Writing is a lonely calling. The writer, like the migrant, is in exile; removed from parents, family and home. To him, says the philosopher Theodor Adorno, “writing becomes a home and a place to live”. In his 1993 Reith Lectures Representations of the Intellectual, Edward Said counteracts Adorno’s subsequent scepticism: that one’s own work can continue to provide a satisfactory respite from the anxiety of being marginalised. Even that home, says Adorno, can sometimes be a lonely and isolated disappointment. But exile, says Said, opens avenues of freedom and intense creativity. The intellectual in exile is the person who is answerable to no one; he is someone who does not toe the line; has no fear of disappointing anyone because he is connected to none.
I believe that at some point in time Rehman Rashid chose to live his life in self-imposed exile; first through travel, and then, on his return to Malaysia through isolation. But he balanced and manipulated the inflexibility of this ideological state through actual research into the grassroots of his homeland and his people. Unlike the migrant who has lost a home, and as Dante says, is reduced to climbing other people’s staircases and tasting the salt in other people’s bread, Rehman was at home; but as a member of his family I observed that the connections he made through social contact, and even family ties were tenuous, if not elusive.
We knew little of each other. I never saw him grow up. I never shared the pride and joy of his personal life or his successes. I was elsewhere. But our few encounters gave me some insight into the consequences of his resolve and an understanding of that obligatory distancing if an intellectual were to follow the path he had sketched out for himself, his ‘promise’.
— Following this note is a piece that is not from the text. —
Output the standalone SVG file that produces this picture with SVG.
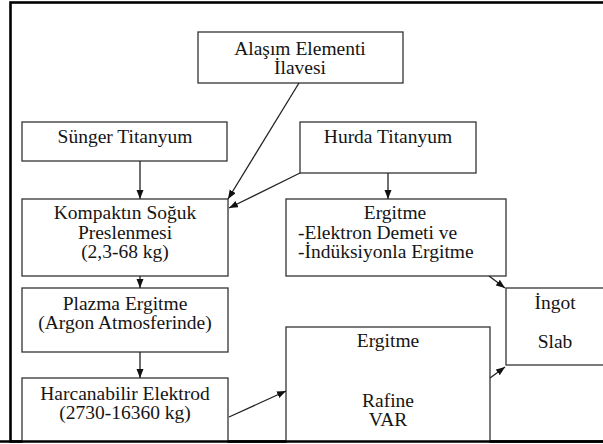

In 1995, on his fortieth Birthday, he visited me at the Artists Residency in Kuang. We had little to say to each other. I cooked him a huge breakfast, gave him a tiny etching of a horse’s head which I had made with a quotation from the Iliad. He loved them. Vaguely aware of his temperament; that with him one was forever teetering on a cliff edge wondering which way the wind might blow, my homemade card said among other things, ‘What great men do, the less will prattle of’. He seemed to appreciate that Shakespearean line, loosely quoted. I gave him a book. I cannot remember the title. The breakfast went cold. I remember thinking that next time I should let him have his breakfast before giving him a book. The printed word came before all else.
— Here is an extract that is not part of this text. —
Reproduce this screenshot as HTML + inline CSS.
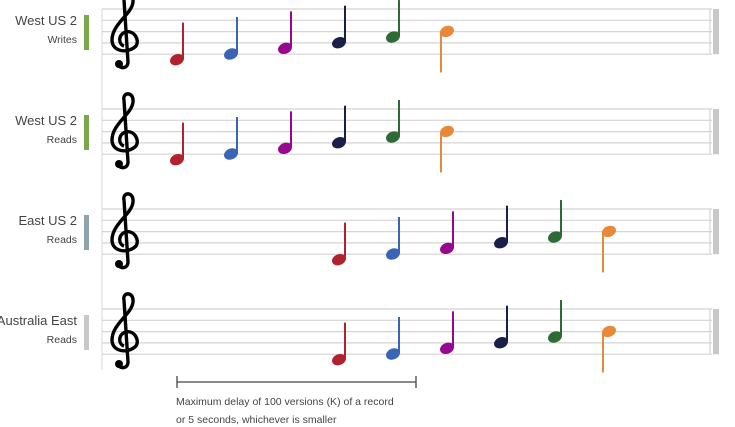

But there was never to be another time. From a distance, I attempted the occasional communication: one regarding polemics; another concerning the oppression of minority groups and the duty to intervene responsibly through the written word. There was no response. In our last, very brief encounter, he addressed me as ‘Ma’am’. I wanted to be addressed as ‘Aunty’. I am his aunt, after all, and we are Malaysian. But I understood that the ideological position which he had chosen for himself entailed dislocation. He needed to distance himself from all but a few, in order to “Write my book. Try and get it right”, fulfil the ‘Promise’ …And what a magnificent fulfillment that was.
E.V.Ratnam Doncaster. Victoria. AUSTRALIA.